Out-Law / Your Daily Need-To-Know

The world is in the grip of a climate emergency.

A series of reports from non-governmental organisations have warned about the catastrophic effects for society if efforts to combat climate change are not accelerated. The real estate sector has a major role to play in delivering some of the change required.

According to the Climate Change Committee, 23% of the UK’s greenhouse gas (GHG) emissions come from buildings and they are also responsible for 59% of the UK’s electricity consumption.

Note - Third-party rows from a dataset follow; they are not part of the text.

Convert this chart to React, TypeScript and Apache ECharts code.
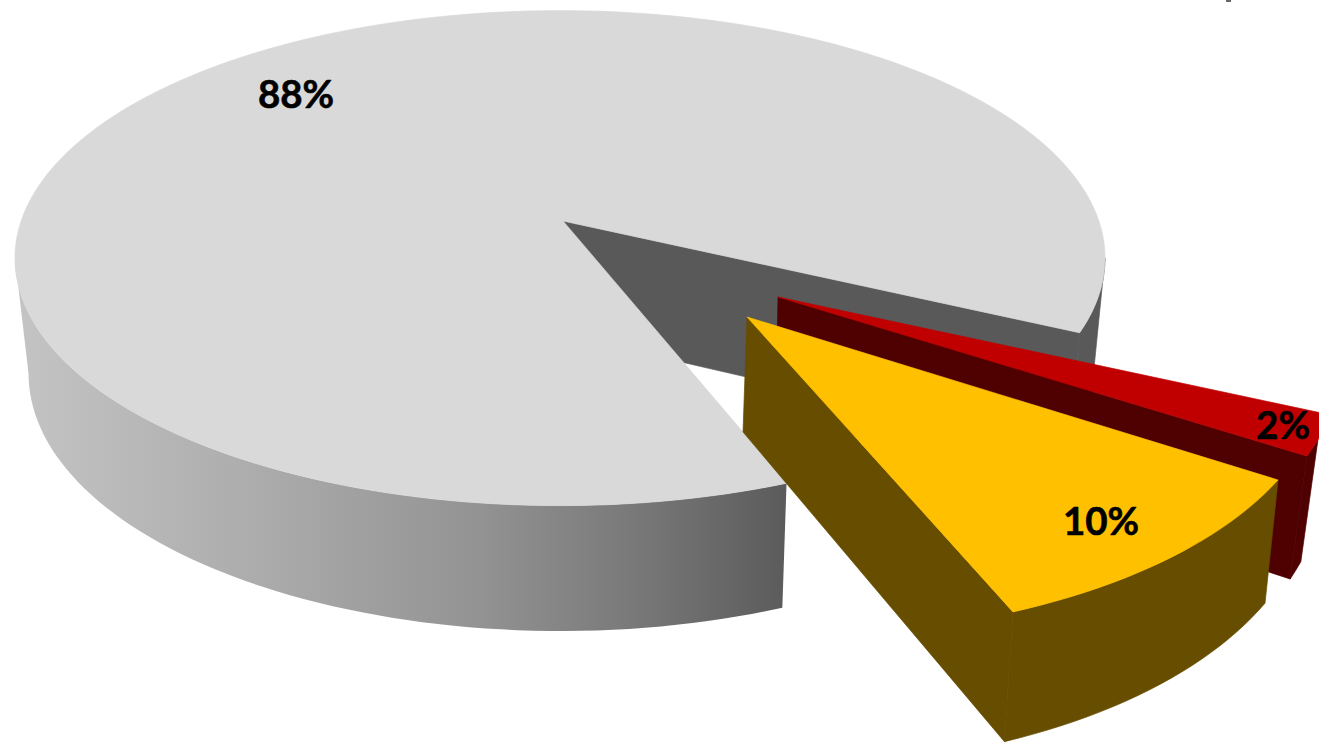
import React, { useEffect, useRef } from "react";
import * as echarts from "echarts";

// Shares of the pie, in drawing order, with their face and wall colours.
const shareValues = [88, 2, 10];
const faceColors = ["#d9d9d9", "#c00000", "#ffc000"];
const wallColors = ["#595959", "#4f0000", "#664d00"];

// Where the pie starts turning, in degrees clockwise from the +x axis.
const START_ANGLE = 68.8;

// Perspective frame of each slice: rim centre line, wedge tip, ellipse radii, tilt, lean and base.
const frames = [
  { ax: 560, ay: 221, tipX: 563, rx: 545, ry: 247.5, beta: -0.15, lean: 0, dropX: 1, dropY: 114, baseX: 0.977, baseY: 1.04, labelX: 296, labelY: 93 },
  { ax: 778, ay: 297, tipX: 778, rx: 627, ry: 285.4, beta: -0.5, lean: -0.61, dropX: -2, dropY: 113, baseX: 0.972, baseY: 1.063, labelX: 1283, labelY: 424 },
  { ax: 747, ay: 317, tipX: 747, rx: 574.5, ry: 285.7, beta: -0.117, lean: 0.1166, dropX: -4, dropY: 115, baseX: 0.983, baseY: 1.05, labelX: 1101, labelY: 520 },
];

const frontShade = [
  { offset: 0, color: "#c4c4c4" },
  { offset: 0.3, color: "#adadad" },
  { offset: 0.6, color: "#939393" },
  { offset: 0.8, color: "#797979" },
  { offset: 1, color: "#5b5b5b" },
];

type Frame = (typeof frames)[number];

const rad = (d: number) => (d * Math.PI) / 180;

// A point of the rim at angle t, seen through the slice's perspective tilt.
function rim(f: Frame, t: number, base: boolean): number[] {
  const s = Math.sin(rad(t));
  const c = Math.cos(rad(t));
  const b = f.beta;
  const dy = (f.ry * s * (1 - b * b)) / (1 + b * s);
  const dx = (f.rx * c * Math.sqrt(1 - b * b)) / (1 + b * s) + f.lean * dy;
  return base
    ? [f.ax + f.dropX + dx * f.baseX, f.ay + f.dropY + dy * f.baseY]
    : [f.ax + dx, f.ay + dy];
}

function arc(f: Frame, from: number, to: number, base: boolean): number[][] {
  const steps = Math.max(2, Math.ceil(Math.abs(to - from) / 1.5));
  const pts: number[][] = [];
  for (let i = 0; i <= steps; i++) pts.push(rim(f, from + ((to - from) * i) / steps, base));
  return pts;
}

// Parts of the rim that face the viewer: between the two silhouette tangents of the ellipse.
function visibleSpans(f: Frame, from: number, to: number): number[][] {
  const edge = (Math.asin(-f.beta) * 180) / Math.PI;
  const spans: number[][] = [];
  for (const k of [0, 360]) {
    const a = Math.max(from, edge + k);
    const b = Math.min(to, 180 - edge + k);
    if (b > a) spans.push([a, b]);
  }
  return spans;
}

function renderSlice(params: any, api: any) {
  const i = params.dataIndex;
  const total = shareValues.reduce((a, b) => a + b, 0);
  const before = shareValues.slice(0, i).reduce((a, b) => a + b, 0);
  const from = START_ANGLE + (before / total) * 360;
  const to = from + (api.value(0) / total) * 360;
  const f = frames[i];
  const tip = [f.tipX, f.ay];
  const tipBase = [f.tipX + f.dropX, f.ay + f.dropY];
  const solid = (color: string) => ({ fill: color, stroke: color, lineWidth: 0.7 });
  const children: any[] = [];

  for (const [a, b] of visibleSpans(f, from, to)) {
    const front = Math.sin(rad((a + b) / 2)) > 0.5 && i === 0;
    children.push({
      type: "polygon",
      shape: { points: [...arc(f, a, b, false), ...arc(f, b, a, true)] },
      style: front
        ? { fill: new echarts.graphic.LinearGradient(0, 0, 1, 0, frontShade) }
        : solid(wallColors[i]),
    });
  }
  children.push({
    type: "polygon",
    shape: { points: [tip, rim(f, to, false), rim(f, to, true), tipBase] },
    style: solid(wallColors[i]),
  });
  children.push({
    type: "polygon",
    shape: { points: [tip, ...arc(f, from, to, false)] },
    style: solid(faceColors[i]),
  });
  children.push({
    type: "text",
    style: {
      text: `${api.value(0)}%`,
      x: f.labelX,
      y: f.labelY,
      align: "center",
      verticalAlign: "middle",
      fontFamily: "Lato, Carlito, sans-serif",
      fontWeight: "bold",
      fontSize: 38.5,
      fill: "#000000",
      stroke: "#000000",
      lineWidth: 0.6,
    },
  });
  return { type: "group", children };
}

export default function App() {
  const ref = useRef<HTMLDivElement>(null);
  useEffect(() => {
    const chart = echarts.init(ref.current!, null, { renderer: "svg" });
    chart.setOption({
      animation: false,
      backgroundColor: "#ffffff",
      graphic: [
        { type: "rect", shape: { x: 1226, y: 0, width: 5, height: 2 }, style: { fill: "#666666" } },
      ],
      series: [
        {
          type: "custom",
          coordinateSystem: "none",
          renderItem: renderSlice,
          data: shareValues.map((v) => [v]),
        },
      ],
    });
    return () => chart.dispose();
  }, []);
  return <div ref={ref} style={{ position: "fixed", left: 0, top: 0, width: 1319, height: 742 }} />;
}
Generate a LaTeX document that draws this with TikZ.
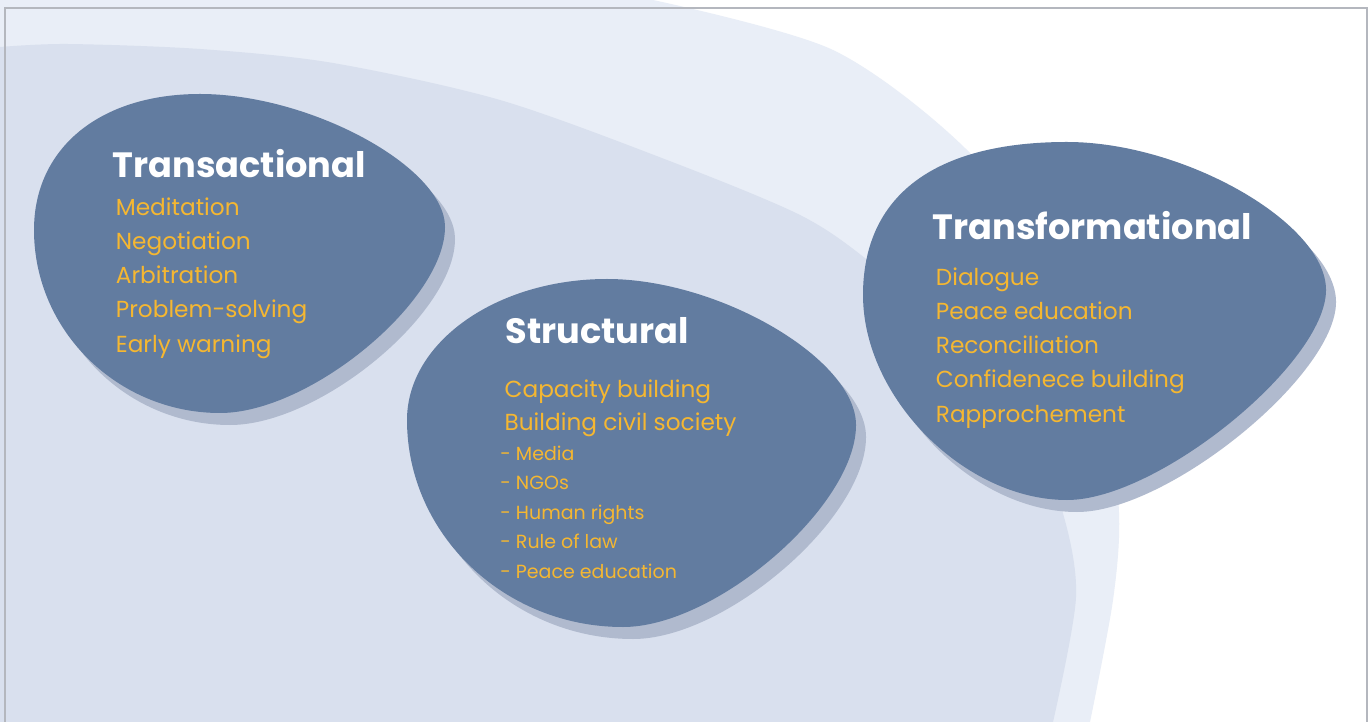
\documentclass[tikz,border=0pt]{standalone}
\usepackage{fontspec}
\setmainfont{Poppins}
\usetikzlibrary{positioning}
\definecolor{outerbg}{RGB}{233,238,247}
\definecolor{innerbg}{RGB}{217,224,238}
\definecolor{blobblue}{RGB}{98,124,160}
\definecolor{blobgrey}{RGB}{176,186,206}
\definecolor{entryorange}{RGB}{245,183,49}
\definecolor{framegrey}{RGB}{180,183,190}
\tikzset{
    heading/.style={font=\bfseries\fontsize{10}{12}\selectfont, text=white, inner sep=0pt, anchor=base west},
    entry/.style={font=\fontsize{6.6}{8}\selectfont, text=entryorange, inner sep=0pt, anchor=base west},
    subentry/.style={entry, font=\fontsize{5.4}{7}\selectfont},
    blobfill/.style={fill=blobblue},
    blobshadow/.style={fill=blobgrey, shift={(10,12)}}
}
% blob with its shadow, from its outline path
\newcommand{\blob}[1]{%
    \fill[blobshadow] #1;
    \fill[blobfill] #1;}

\begin{document}
\begin{tikzpicture}[x=0.01cm, y=-0.01cm]
    \useasboundingbox (0,0) rectangle (1371,722);
    \fill[white] (0,0) rectangle (1371,722);

    % background arcs
    \fill[outerbg] (0,0) -- plot[smooth] coordinates {(653,0) (833,50) (967,150) (1055,270) (1105,400) (1119,513) (1113,600) (1090,722)} -- (0,722) -- cycle;
    \fill[innerbg] (0,722) -- plot[smooth] coordinates {(0,47) (67,44) (200,49) (333,63) (500,100) (667,160) (800,215) (870,262) (960,340) (1025,420) (1062,510) (1076,597) (1053,722)} -- cycle;

    % blobs
    \blob{(200,94) .. controls (310,94) and (445,167) .. (445,227)
        .. controls (445,301) and (310,413) .. (220,413)
        .. controls (118,413) and (34,331) .. (34,230)
        .. controls (34,148) and (100,94) .. cycle}
    \blob{(607,279) .. controls (719,279) and (856,359) .. (856,425)
        .. controls (856,506) and (716,627) .. (623,627)
        .. controls (504,627) and (407,534) .. (407,420)
        .. controls (407,342) and (497,279) .. cycle}
    \blob{(1067,142) .. controls (1184,142) and (1326,223) .. (1326,290)
        .. controls (1326,363) and (1158,500) .. (1067,500)
        .. controls (965,500) and (863,398) .. (863,295)
        .. controls (863,196) and (934,142) .. cycle}

    % Transactional
    \node[heading] (transactional) at (112,178) {Transactional};
    \node[entry, below=0.37cm of transactional.base west, anchor=base west, xshift=0.9pt] (meditation) {Meditation};
    \node[entry, below=0.34cm of meditation.base west, anchor=base west] (negotiation) {Negotiation};
    \node[entry, below=0.34cm of negotiation.base west, anchor=base west] (arbitration) {Arbitration};
    \node[entry, below=0.34cm of arbitration.base west, anchor=base west] (problem) {Problem-solving};
    \node[entry, below=0.35cm of problem.base west, anchor=base west] (warning) {Early warning};

    % Structural
    \node[heading] (structural) at (505,344) {Structural};
    \node[entry, below=0.53cm of structural.base west, anchor=base west, xshift=-0.3pt] (capacity) {Capacity building};
    \node[entry, below=0.33cm of capacity.base west, anchor=base west] (civil) {Building civil society};
    \node[subentry, below=0.30cm of civil.base west, anchor=base west, xshift=-1.2pt] (media) {- Media};
    \node[subentry, below=0.295cm of media.base west, anchor=base west] (ngos) {- NGOs};
    \node[subentry, below=0.295cm of ngos.base west, anchor=base west] (rights) {- Human rights};
    \node[subentry, below=0.295cm of rights.base west, anchor=base west] (law) {- Rule of law};
    \node[subentry, below=0.295cm of law.base west, anchor=base west] (peaceedu) {- Peace education};

    % Transformational
    \node[heading] (transformational) at (932,240) {Transformational};
    \node[entry, below=0.45cm of transformational.base west, anchor=base west, xshift=0.9pt] (dialogue) {Dialogue};
    \node[entry, below=0.34cm of dialogue.base west, anchor=base west] (education) {Peace education};
    \node[entry, below=0.34cm of education.base west, anchor=base west] (reconciliation) {Reconciliation};
    \node[entry, below=0.34cm of reconciliation.base west, anchor=base west] (confidence) {Confidenece building};
    \node[entry, below=0.35cm of confidence.base west, anchor=base west] (rapprochement) {Rapprochement};

    % frame
    \draw[framegrey, line width=0.6pt] (5,722) -- (5,8) -- (1367,8) -- (1367,722);
\end{tikzpicture}
\end{document}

Legislation is driving change. In 2019 the UK’s Climate Change Act 2008 was amended to increase the target GHG emissions reductions of 80% against 1990 levels by 2050 to 100% - a target colloquially known as achieving ‘net zero’ emissions. On 3 December 2020 the UK announced an increase in its nationally determined contribution to the Paris Agreement being a target of a reduction on GHG emissions of 68% against 1990 levels by 2030. In April 2021 the UK government announced it would set a new legally binding target of emission reductions of 78% by 2035 against 1990 levels, as recommended in the sixth carbon budget.

The requirements to measure and report the climate impacts of a business are increasing too. Until now, reporting under the Taskforce on Climate-related Financial Disclosures (TCFD) recommendations has been voluntary but this is increasingly set to become mandatory.

In November 2020 UK chancellor Rishi Sunak announced the UK would make TCFD-aligned disclosure mandatory by 2025 for the whole UK economy, with interim measures capturing an increasingly wide section of the economy between 2021 and 2025. The Pension Schemes Act 2021 will make it mandatory for pension funds by 2021 or 2022 depending on fund size. In November 2020 the Financial Conduct Authority announced a new listing rule requiring companies to make disclosures aligned with the TCFD recommendations in their annual financial report on a “comply or explain” basis which will apply to increasing numbers of listed companies between 2021 and 2025.

TCFD disclosure includes, if appropriate, ‘scope 3’ emissions which mean the real estate sector will need to become more concerned about the embodied carbon in their new developments and in other building works, and in their tenants’ fuel and electricity use.

The real estate sector will increasingly be subject to legal requirements designed to drive a transition to net zero carbon and will need to think about how to meet those requirements while adding value and driving change at the same time.

Thought needs to be given to a wide-range of issues, from renewable and low carbon energy solutions, green finance, planning, carbon offsets and electric vehicle infrastructure, as well as issues relating to property acquisition and disposal, asset management and the end of buildings’ life. All trigger legal requirements, from issues around planning consents, funding, tax, energy solutions, the procurement for and construction of assets, granting of leases, setting up of funds and investment vehicles and delivering or contracting for carbon offsets. All are relevant to the real estate sector’s environmental, sustainability or net zero carbon targets.